Há mais exemplos de sucesso a provarem que o que necessitamos é de GRANDES IDEIAS e de CORAGEM para as implementar. A História das grandes ideias mostra que, no início, são consideradas “estupidas” e/ou inúteis. Depois passam à categoria de controversas, para, finalmente, entrarem no nosso quotidiano sem grandes reservas;

F - O ATLETA É O CENTRO DO PROCESSO DE TREINO, O TREINADOR LIDERA ESTE E A ORGANIZAÇÃO (clube, associação, federação …) APOIA.

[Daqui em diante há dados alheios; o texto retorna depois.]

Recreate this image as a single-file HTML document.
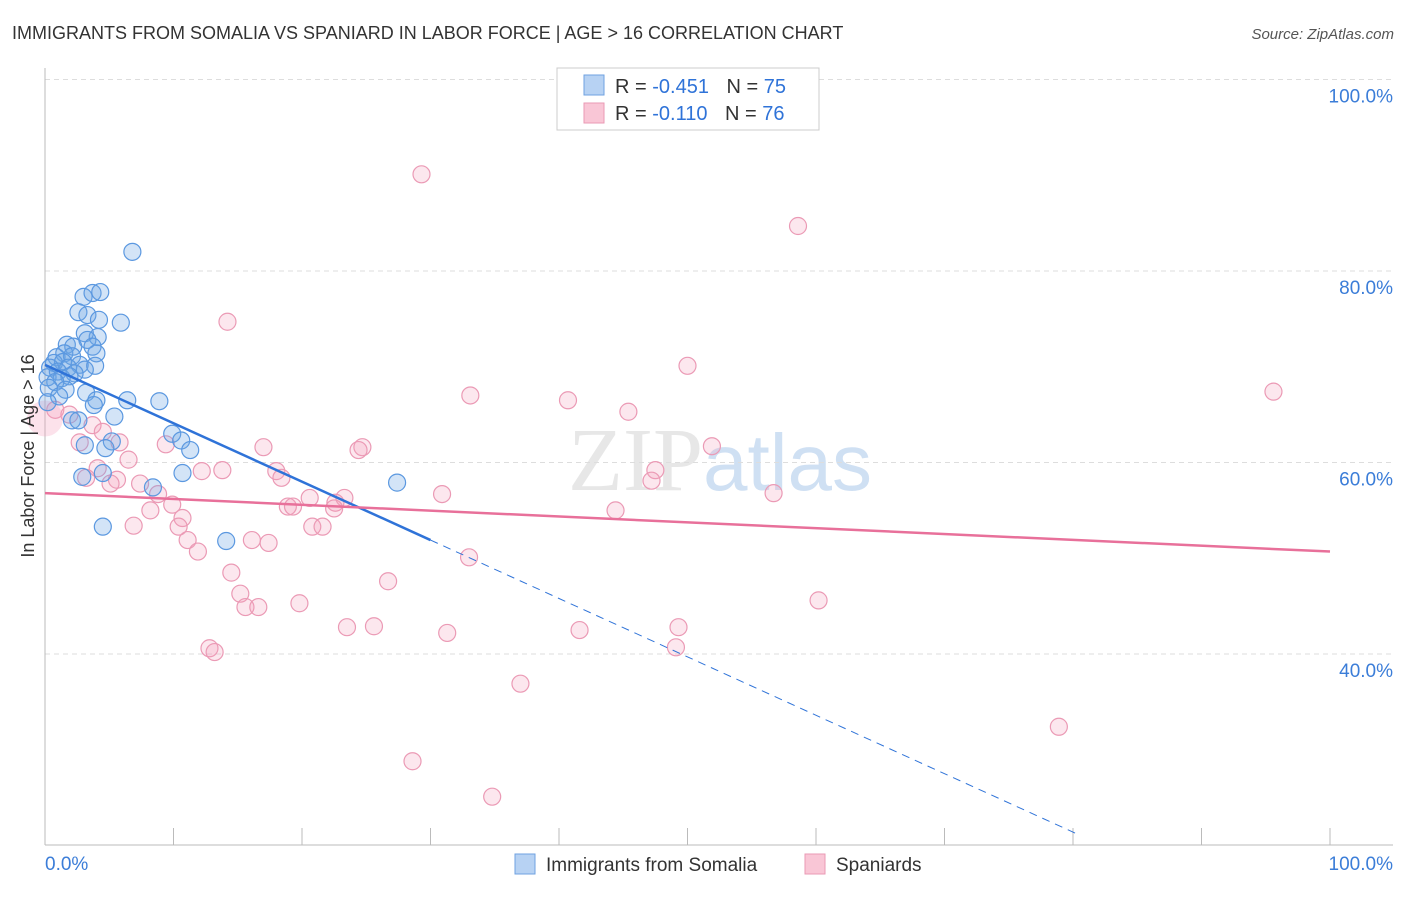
<!DOCTYPE html>
<html><head><meta charset="utf-8"><style>
body{margin:0;background:#fff;font-family:"Liberation Sans",sans-serif}
</style></head><body>
<svg id="chart" width="1406" height="892" xmlns="http://www.w3.org/2000/svg" style="font-family:'Liberation Sans',sans-serif">
<text x="12" y="39" font-size="18" fill="#333">IMMIGRANTS FROM SOMALIA VS SPANIARD IN LABOR FORCE | AGE &gt; 16 CORRELATION CHART</text>
<text x="1394" y="39" font-size="15" fill="#555" font-style="italic" text-anchor="end">Source: ZipAtlas.com</text>
<text x="720" y="490" font-size="90" text-anchor="middle" fill="#ddd" font-family="Liberation Serif,serif" opacity="0.7">ZIP<tspan fill="#bcd3ee" font-family="Liberation Sans,sans-serif" font-size="80">atlas</tspan></text>
<g id="grid"></g><g id="axes"></g><g id="pts"></g><g id="lines"></g>
<text transform="translate(34,456) rotate(-90)" font-size="18" fill="#333" text-anchor="middle">In Labor Force | Age &gt; 16</text>
<g>
<rect x="557" y="68" width="262" height="62" fill="#fff" stroke="#ccc"/>
<rect x="584" y="75" width="20" height="20" fill="#b7d2f3" stroke="#6fa2e0"/>
<rect x="584" y="103" width="20" height="20" fill="#f9c6d6" stroke="#ea9ab4"/>
<text x="615" y="93" font-size="20" fill="#333">R = <tspan fill="#2f73d8">-0.451</tspan>  <tspan dx="12">N = </tspan><tspan fill="#2f73d8">75</tspan></text>
<text x="615" y="120" font-size="20" fill="#333">R = <tspan fill="#2f73d8"> -0.110</tspan>  <tspan dx="12">N = </tspan><tspan fill="#2f73d8">76</tspan></text>
</g>
<g>
<rect x="515" y="854" width="20" height="20" fill="#b7d2f3" stroke="#6fa2e0"/>
<text x="546" y="871" font-size="19" fill="#333">Immigrants from Somalia</text>
<rect x="805" y="854" width="20" height="20" fill="#f9c6d6" stroke="#ea9ab4"/>
<text x="836" y="871" font-size="19" fill="#333">Spaniards</text>
</g>
</svg>
<script>
const xTicks=[0,10,20,30,40,50,60,70,80,90,100];
const yTicks=[40,60,80,100];
const yTickLabels=["40.0%","60.0%","80.0%","100.0%"];
const blueX=[6.8,3.0,3.7,4.3,2.6,3.3,4.2,5.9,3.1,4.1,3.3,1.7,2.2,3.7,1.5,4.0,0.9,2.1,0.7,1.4,2.7,3.9,0.4,1.8,3.1,1.0,2.3,0.2,1.3,1.9,0.8,0.3,1.6,3.2,4.0,6.4,8.9,1.1,0.2,3.8,5.4,2.1,2.6,9.9,10.6,5.2,3.1,4.7,11.3,10.7,4.5,2.9,8.4,27.4,4.5,14.1];
const blueY=[82.0,77.3,77.7,77.8,75.7,75.4,74.9,74.6,73.5,73.1,72.8,72.3,72.1,72.1,71.4,71.4,71.0,71.1,70.4,70.5,70.2,70.1,69.9,69.9,69.7,69.5,69.3,68.9,68.8,69.0,68.4,67.8,67.6,67.3,66.5,66.5,66.4,66.9,66.3,66.0,64.8,64.4,64.4,63.0,62.3,62.2,61.8,61.5,61.3,58.9,58.9,58.5,57.4,57.9,53.3,51.8];
const pinkX=[29.3,58.6,14.2,50.0,95.6,33.1,40.7,45.4,0.8,1.9,3.7,4.5,5.8,2.7,9.4,17.0,24.7,24.4,51.9,6.5,4.1,12.2,13.8,18.0,47.5,47.2,3.2,5.6,5.1,7.4,18.4,8.8,30.9,56.7,20.6,23.3,22.6,9.9,18.9,19.3,22.5,8.2,44.4,10.7,6.9,10.4,20.8,21.6,11.1,16.1,17.4,11.9,33.0,14.5,26.7,15.2,15.6,16.6,19.8,60.2,23.5,25.6,41.6,49.3,31.3,49.1,12.8,13.2,37.0,78.9,28.6,34.8];
const pinkY=[90.1,84.7,74.7,70.1,67.4,67.0,66.5,65.3,65.5,65.0,63.9,63.2,62.1,62.1,61.9,61.6,61.6,61.3,61.7,60.3,59.4,59.1,59.2,59.1,59.2,58.1,58.4,58.2,57.8,57.8,58.4,56.7,56.7,56.8,56.3,56.3,55.8,55.6,55.4,55.4,55.2,55.0,55.0,54.2,53.4,53.3,53.3,53.3,51.9,51.9,51.6,50.7,50.1,48.5,47.6,46.3,44.9,44.9,45.3,45.6,42.8,42.9,42.5,42.8,42.2,40.7,40.6,40.2,36.9,32.4,28.8,25.1];
const blueTrend=[70.2,-0.61];
const pinkTrend=[56.8,-0.061];
const NS="http://www.w3.org/2000/svg";
const X=v=>45+v*12.85, Y=v=>1037-v*9.575;
function mk(t,a,p){const e=document.createElementNS(NS,t);for(const k in a)e.setAttribute(k,a[k]);document.getElementById(p).appendChild(e);return e;}
yTicks.forEach((t,i)=>{
 const g=mk('line',{x1:45,x2:1393,y1:Y(t),y2:Y(t),stroke:'#ddd','stroke-dasharray':'5,4'},'grid');
 
 
 const l=mk('text',{x:1393,y:Y(t)+23,'font-size':19,fill:'#3b7dd8','text-anchor':'end'},'axes');
 l.textContent=yTickLabels[i];
 
 
});
const ax=mk('line',{x1:45,x2:45,y1:68,y2:845,stroke:'#bbb'},'axes');


const bx=mk('line',{x1:45,x2:1393,y1:845,y2:845,stroke:'#bbb'},'axes');


xTicks.forEach(t=>{
 const k=mk('line',{x1:X(t),x2:X(t),y1:828,y2:845,stroke:'#bbb'},'axes');
 
 
});
[[0,'0.0%','start',45],[100,'100.0%','end',1393]].forEach(d=>{
 const l=mk('text',{x:d[3],y:870,'font-size':19,fill:'#3b7dd8','text-anchor':d[2]},'axes');
 l.textContent=d[1];
 
 
});
pinkX.forEach((x,i)=>{
 const c=mk('circle',{cx:X(x),cy:Y(pinkY[i]),r:8.5,fill:'rgba(244,160,188,0.25)',stroke:'#eb9ab5','stroke-width':1.2},'pts');
 
 
});
const big=mk('circle',{cx:X(0),cy:Y(64.6),r:18,fill:'rgba(244,160,188,0.3)',stroke:'none'},'pts');


blueX.forEach((x,i)=>{
 const c=mk('circle',{cx:X(x),cy:Y(blueY[i]),r:8.5,fill:'rgba(110,165,230,0.3)',stroke:'#5b98e0','stroke-width':1.2},'pts');
 
 
});
const bt=v=>blueTrend[0]+blueTrend[1]*v, pt=v=>pinkTrend[0]+pinkTrend[1]*v;
const l1=mk('line',{x1:X(0),y1:Y(bt(0)),x2:X(30),y2:Y(bt(30)),stroke:'#2f73d8','stroke-width':2.5},'lines');


const l2=mk('line',{x1:X(30),y1:Y(bt(30)),x2:X(80.5),y2:Y(bt(80.5)),stroke:'#2f73d8','stroke-width':1,'stroke-dasharray':'8,6'},'lines');


const l3=mk('line',{x1:X(0),y1:Y(pt(0)),x2:X(100),y2:Y(pt(100)),stroke:'#e8709a','stroke-width':2.5},'lines');


</script>
</body></html>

A consequência disto é que tem de ser o atleta o centro do processo de tomada de decisão em tudo o que respeita ao desenvolvimento da atividade. Será isso que está a acontecer, ou continuamos a discutir principalmente os problemas das organizações em vez dos problemas dos atletas?

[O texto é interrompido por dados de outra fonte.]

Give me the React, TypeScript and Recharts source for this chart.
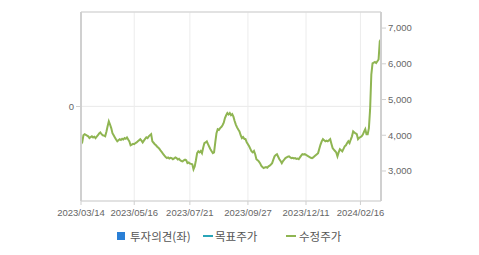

G - Outra das consequências do tópico anterior é que é preciso ultrapassar rapidamente a existência de formação apenas para os treinadores e árbitros, sendo que os gestores das organizações terão de ter muito melhores qualificações do que as que (não) têm atualmente;

– É absolutamente indispensável garantir um PACTO DE CONTINUIDADE na formação dos jovens. É urgente criar uma mentalidade de desenvolvimento a longo prazo. Talvez não seja a solução para tudo mas arriscamos pensar que o domínio da construção de planos plurianuais ajudaria muito. E estamos a pensar nisto ao nível do clube, do pequeno clube. Os respetivos treinadores terão de desenvolver muito bem as competências que isto requer, salvaguardando assim a defesa dos interesses dos praticantes. Estes TÊM DIREITO ao seu plano de desenvolvimento e não ao de que cada treinador que lhe calha em sorte se lembra de aplicar;

– E, para terminar, vou voltar aos treinadores com a sugestão da criação de um plano para a VALORIZAÇÃO DO PAPEL DOS TREINADORES DE JOVENS E DO SEU IMPORTANTE CONTRIBUTO SOCIAL. É indispensável que estes tenham reais oportunidades de se centrarem sobre o desenvolvimento holístico dos jovens praticantes em vez de sobre os “resultados” tal como estes são geralmente entendidos. Como é sabido, estes são, infelizmente, quase a única “tábua de salvação” na procura de uma eventual carreira (profissional?). E isto está a revelar-se dramático.

Arrisco enquadrar todos os conteúdos deste pequeno documento debaixo da seguinte palavra-passe – CRIAR UMA MENTALIDADE DE MUDANÇA. E, já agora, quem não acredita na MUDANÇA não pode fazer parte da organização.